In contrast, Steven Katz argues from a feminist perspective, but still explores the subject from all angles. He recognises that although the majority of ‘witches’ were women, these women accounted for a very small proportion of the European population and so it is arguable that the witch craze cannot truly be considered a misogynistic attack on women, because the pattern was not consistent enough across Europe. It is because of Katz’s ability to explore the arguments against his own point of view that I found his work so useful and an interesting contrast to the extreme feminist viewpoint of Barstow.

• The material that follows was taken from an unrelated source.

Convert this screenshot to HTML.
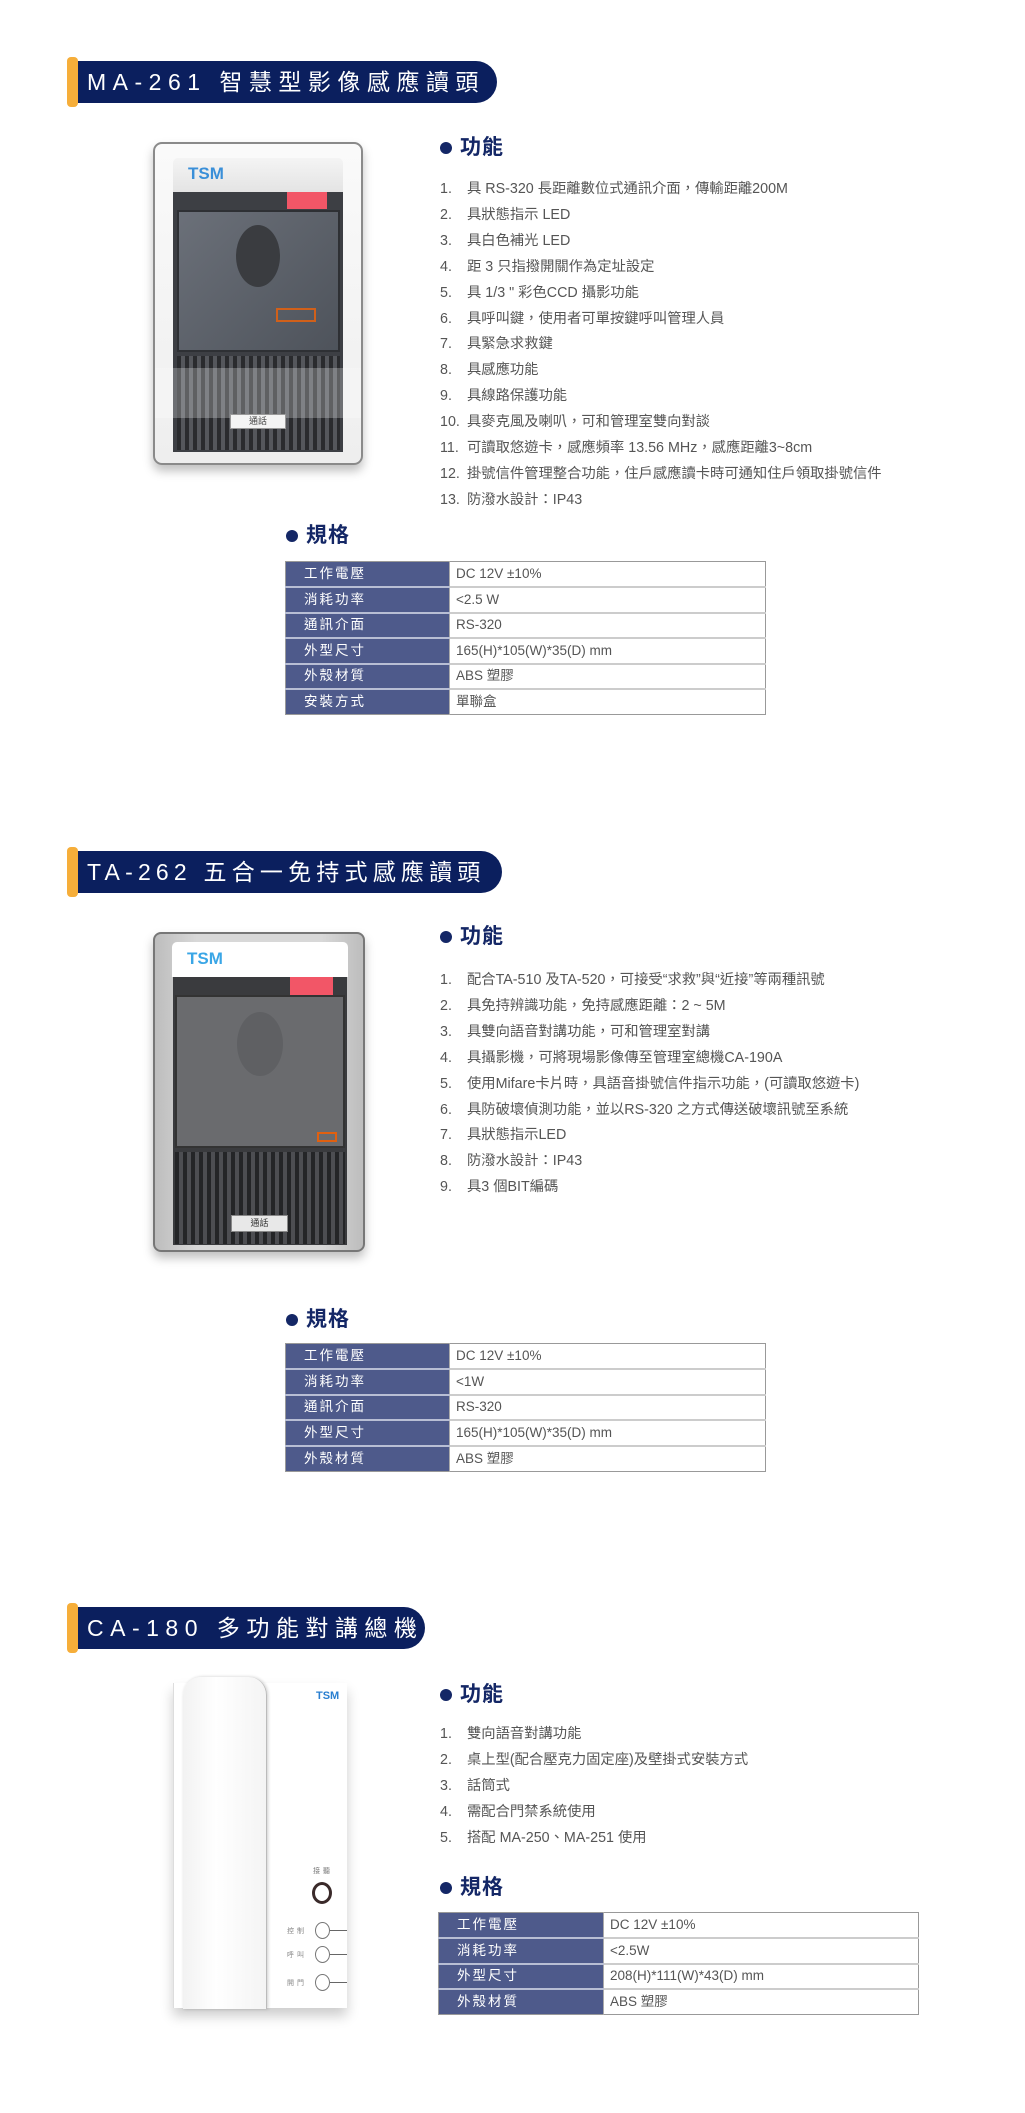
<!DOCTYPE html>
<html><head><meta charset="utf-8">
<style>
*{margin:0;padding:0;box-sizing:border-box}
body{width:1025px;height:2113px;background:#fff;position:relative;overflow:hidden;font-family:"Liberation Sans","Noto Sans CJK TC",sans-serif}
.a{position:absolute}
.bar{position:absolute;left:70px;height:42px;background:#0b1f5e;border-radius:0 22px 22px 0;color:#fff;font-size:23px;letter-spacing:6.5px;line-height:42px;padding-left:17px;white-space:nowrap}
.bar:before{content:"";position:absolute;left:-3px;top:-4px;width:11px;height:50px;background:#f6ae3a;border-radius:4px}
.h{position:absolute;font-size:21px;font-weight:bold;color:#142766;line-height:24px;padding-left:20px;letter-spacing:1px}
.h:before{content:"";position:absolute;left:0;top:6px;width:12px;height:12px;border-radius:50%;background:#142766}
.list{position:absolute;font-size:14.3px;color:#555;line-height:25.9px;white-space:nowrap}
.list div span{display:inline-block;width:27px}
table{position:absolute;border-collapse:collapse;font-size:13.5px;border:1px solid #999}
td{height:25.5px;border-top:2px solid #ccc;padding:0;vertical-align:middle;line-height:16px}
td.k{background:#4e5a8b;color:#fff;padding-left:18px;letter-spacing:2px;border-top:2px solid #b8bed4}
td.v{color:#555;padding-left:6px;border-left:1px solid #aaa}
tr:first-child td{border-top:none}
</style></head><body>

<!-- ===== Section 1 ===== -->
<div class="bar" style="top:61px;width:427px">MA-261 智慧型影像感應讀頭</div>

<div class="a" style="left:153px;top:142px;width:210px;height:323px;border:2px solid #8a8a8a;border-radius:9px;background:linear-gradient(#fafafa,#eee);box-shadow:0 6px 10px rgba(0,0,0,.25)"></div>
<div class="a" style="left:173px;top:158px;width:170px;height:34px;background:linear-gradient(#f4f4f4,#e4e4e4);border-radius:5px 5px 0 0"></div>
<div class="a" style="left:188px;top:164px;font-size:17px;font-weight:bold;color:#3a8fd8">TSM</div>
<div class="a" style="left:173px;top:192px;width:170px;height:260px;background:#3d3f44"></div>
<div class="a" style="left:287px;top:192px;width:40px;height:17px;background:#f25667"></div>
<div class="a" style="left:177px;top:210px;width:163px;height:142px;background:linear-gradient(135deg,#6b7079,#4e535b);border:2px solid #2e3034"></div>
<div class="a" style="left:236px;top:225px;width:44px;height:62px;border-radius:50%;background:#3a3c40"></div>
<div class="a" style="left:276px;top:308px;width:40px;height:14px;border:2px solid #d0601a"></div>
<div class="a" style="left:177px;top:356px;width:163px;height:94px;background:repeating-linear-gradient(90deg,#2a2b2e 0 4px,#55575c 4px 8px)"></div>
<div class="a" style="left:155px;top:368px;width:206px;height:50px;background:rgba(255,255,255,.25)"></div>
<div class="a" style="left:230px;top:414px;width:56px;height:15px;background:#f4f4f4;border:1px solid #999;font-size:9px;text-align:center;line-height:13px;color:#444">通話</div>

<div class="h" style="left:440px;top:136px">功能</div>
<div class="list" style="left:440px;top:177px">
<div><span>1.</span>具 RS-320 長距離數位式通訊介面，傳輸距離200M</div>
<div><span>2.</span>具狀態指示 LED</div>
<div><span>3.</span>具白色補光 LED</div>
<div><span>4.</span>距 3 只指撥開關作為定址設定</div>
<div><span>5.</span>具 1/3 " 彩色CCD 攝影功能</div>
<div><span>6.</span>具呼叫鍵，使用者可單按鍵呼叫管理人員</div>
<div><span>7.</span>具緊急求救鍵</div>
<div><span>8.</span>具感應功能</div>
<div><span>9.</span>具線路保護功能</div>
<div><span>10.</span>具麥克風及喇叭，可和管理室雙向對談</div>
<div><span>11.</span>可讀取悠遊卡，感應頻率 13.56 MHz，感應距離3~8cm</div>
<div><span>12.</span>掛號信件管理整合功能，住戶感應讀卡時可通知住戶領取掛號信件</div>
<div><span>13.</span>防潑水設計：IP43</div>
</div>

<div class="h" style="left:286px;top:524px">規格</div>
<table style="left:285px;top:561px;width:481px">
<tr><td class="k" style="width:164px">工作電壓</td><td class="v">DC 12V ±10%</td></tr>
<tr><td class="k">消耗功率</td><td class="v">&lt;2.5 W</td></tr>
<tr><td class="k">通訊介面</td><td class="v">RS-320</td></tr>
<tr><td class="k">外型尺寸</td><td class="v">165(H)*105(W)*35(D) mm</td></tr>
<tr><td class="k">外殼材質</td><td class="v">ABS 塑膠</td></tr>
<tr><td class="k">安裝方式</td><td class="v">單聯盒</td></tr>
</table>

<!-- ===== Section 2 ===== -->
<div class="bar" style="top:851px;width:432px;letter-spacing:5.2px">TA-262 五合一免持式感應讀頭</div>

<div class="a" style="left:153px;top:932px;width:212px;height:320px;border:2px solid #777;border-radius:8px;background:linear-gradient(90deg,#bdbdbd,#d8d8d8 20%,#d8d8d8 80%,#bdbdbd);box-shadow:0 6px 10px rgba(0,0,0,.25)"></div>
<div class="a" style="left:172px;top:942px;width:176px;height:35px;background:#fff;border-radius:5px 5px 0 0"></div>
<div class="a" style="left:187px;top:949px;font-size:17px;font-weight:bold;color:#3aa6e6">TSM</div>
<div class="a" style="left:173px;top:977px;width:174px;height:268px;background:#3a3b3e"></div>
<div class="a" style="left:290px;top:977px;width:43px;height:18px;background:#f25667"></div>
<div class="a" style="left:175px;top:995px;width:170px;height:153px;background:#6a6b6e;border:2px solid #333"></div>
<div class="a" style="left:237px;top:1012px;width:46px;height:64px;border-radius:50%;background:#5f6063"></div>
<div class="a" style="left:317px;top:1132px;width:20px;height:10px;border:2px solid #e06010"></div>
<div class="a" style="left:175px;top:1152px;width:170px;height:92px;background:repeating-linear-gradient(90deg,#242527 0 4px,#4d4e52 4px 8px)"></div>
<div class="a" style="left:231px;top:1215px;width:57px;height:17px;background:#e8e8e8;border:1px solid #888;font-size:9px;text-align:center;line-height:15px;color:#333">通話</div>

<div class="h" style="left:440px;top:925px">功能</div>
<div class="list" style="left:440px;top:968px">
<div><span>1.</span>配合TA-510 及TA-520，可接受“求救”與“近接”等兩種訊號</div>
<div><span>2.</span>具免持辨識功能，免持感應距離：2 ~ 5M</div>
<div><span>3.</span>具雙向語音對講功能，可和管理室對講</div>
<div><span>4.</span>具攝影機，可將現場影像傳至管理室總機CA-190A</div>
<div><span>5.</span>使用Mifare卡片時，具語音掛號信件指示功能，(可讀取悠遊卡)</div>
<div><span>6.</span>具防破壞偵測功能，並以RS-320 之方式傳送破壞訊號至系統</div>
<div><span>7.</span>具狀態指示LED</div>
<div><span>8.</span>防潑水設計：IP43</div>
<div><span>9.</span>具3 個BIT編碼</div>
</div>

<div class="h" style="left:286px;top:1308px">規格</div>
<table style="left:285px;top:1343px;width:481px">
<tr><td class="k" style="width:164px">工作電壓</td><td class="v">DC 12V ±10%</td></tr>
<tr><td class="k">消耗功率</td><td class="v">&lt;1W</td></tr>
<tr><td class="k">通訊介面</td><td class="v">RS-320</td></tr>
<tr><td class="k">外型尺寸</td><td class="v">165(H)*105(W)*35(D) mm</td></tr>
<tr><td class="k">外殼材質</td><td class="v">ABS 塑膠</td></tr>
</table>

<!-- ===== Section 3 ===== -->
<div class="bar" style="top:1607px;width:355px">CA-180 多功能對講總機</div>

<div class="a" style="left:173px;top:1683px;width:174px;height:325px;background:#fff;box-shadow:0 8px 12px rgba(0,0,0,.2);border-left:1px solid #ddd"></div>
<div class="a" style="left:183px;top:1677px;width:84px;height:332px;background:linear-gradient(90deg,#f2f2f2,#fff 40%,#f4f4f4);border-radius:18px 18px 0 0;border-right:1px solid #bbb;box-shadow:1px 0 3px rgba(0,0,0,.2)"></div>
<div class="a" style="left:316px;top:1690px;font-size:11px;font-weight:bold;color:#2a7fd0">TSM</div>
<div class="a" style="left:313px;top:1866px;font-size:7px;color:#777;letter-spacing:3px">接聽</div>
<div class="a" style="left:312px;top:1882px;width:20px;height:22px;border:3px solid #3a2a2a;border-radius:50%"></div>
<div class="a" style="left:287px;top:1926px;font-size:7px;color:#888;letter-spacing:3px">控制</div>
<div class="a" style="left:315px;top:1922px;width:15px;height:17px;border:1px solid #777;border-radius:50%"></div>
<div class="a" style="left:330px;top:1930px;width:17px;height:1px;background:#666"></div>
<div class="a" style="left:287px;top:1950px;font-size:7px;color:#888;letter-spacing:3px">呼叫</div>
<div class="a" style="left:315px;top:1946px;width:15px;height:17px;border:1px solid #777;border-radius:50%"></div>
<div class="a" style="left:330px;top:1954px;width:17px;height:1px;background:#666"></div>
<div class="a" style="left:287px;top:1978px;font-size:7px;color:#888;letter-spacing:3px">開門</div>
<div class="a" style="left:315px;top:1974px;width:15px;height:17px;border:1px solid #777;border-radius:50%"></div>
<div class="a" style="left:330px;top:1982px;width:17px;height:1px;background:#666"></div>

<div class="h" style="left:440px;top:1683px">功能</div>
<div class="list" style="left:440px;top:1722px">
<div><span>1.</span>雙向語音對講功能</div>
<div><span>2.</span>桌上型(配合壓克力固定座)及壁掛式安裝方式</div>
<div><span>3.</span>話筒式</div>
<div><span>4.</span>需配合門禁系統使用</div>
<div><span>5.</span>搭配 MA-250、MA-251 使用</div>
</div>

<div class="h" style="left:440px;top:1876px">規格</div>
<table style="left:438px;top:1912px;width:481px">
<tr><td class="k" style="width:165px">工作電壓</td><td class="v">DC 12V ±10%</td></tr>
<tr><td class="k">消耗功率</td><td class="v">&lt;2.5W</td></tr>
<tr><td class="k">外型尺寸</td><td class="v">208(H)*111(W)*43(D) mm</td></tr>
<tr><td class="k">外殼材質</td><td class="v">ABS 塑膠</td></tr>
</table>

</body></html>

However when arguing against the feminist interpretations I found ‘witches and neighbours’ by Robin Briggs particularly informative. Briggs argued that regional variations in the gender of prosecuted witches made it difficult to argue that the witch hunts were simply a misogynistic attack. He also notes the role that religious and political turmoil caused by the fall of the Holy Roman Empire and the Protestant reformation. His views were also supported by Thomas and Sibai. What I found most useful about Briggs’ work was that while he did not support the feminist viewpoint, he didn’t discount it. He not only recognised that misogyny was a factor that contributed to the increase in witch persecutions, but also tried to explore other events which had taken place at the same time as these trials to understand what could have led to this period of mass murder and scapegoating.
When viewing the increased persecutions from a religious stance, I found Hugh Trevor-Roper’s work quite interesting, in particular his arguments based around protestant and catholic conflict. He argued that Catholic states had executed their Protestant minorities, and vice versa. Although I found this argument quite interesting it is quite an old source and for this reason it has not received much support from the more modern historians that I have read.
On a whole I did not find any one source more useful than the others, it was the combination of these sources which helped to draw out my argument and come to a logical and educated conclusion.
Barstow, A. (1994). Witchcraze.
Briggs, R. (n.d.). Witches and Neighbours: The Social and Cultural Context of European Witchcraft.
Heinrich Kramer, J. S. (1487). Malleus Maleficiarum.
Katz, S. (n.d.). The Hollocaust in Historical Context Volume 1.
Oldridge, D. (2002). The Witchcraft Reader.
Sibai, T. (n.d.). Witch Trials in Germany: Politics or Hysterics?
Thomas, K. (n.d.). Religion and the Decline of Magic.
Trevor-Roper, H. (n.d.). The European Witch Craze of the sixteenth and seventeenth centuries.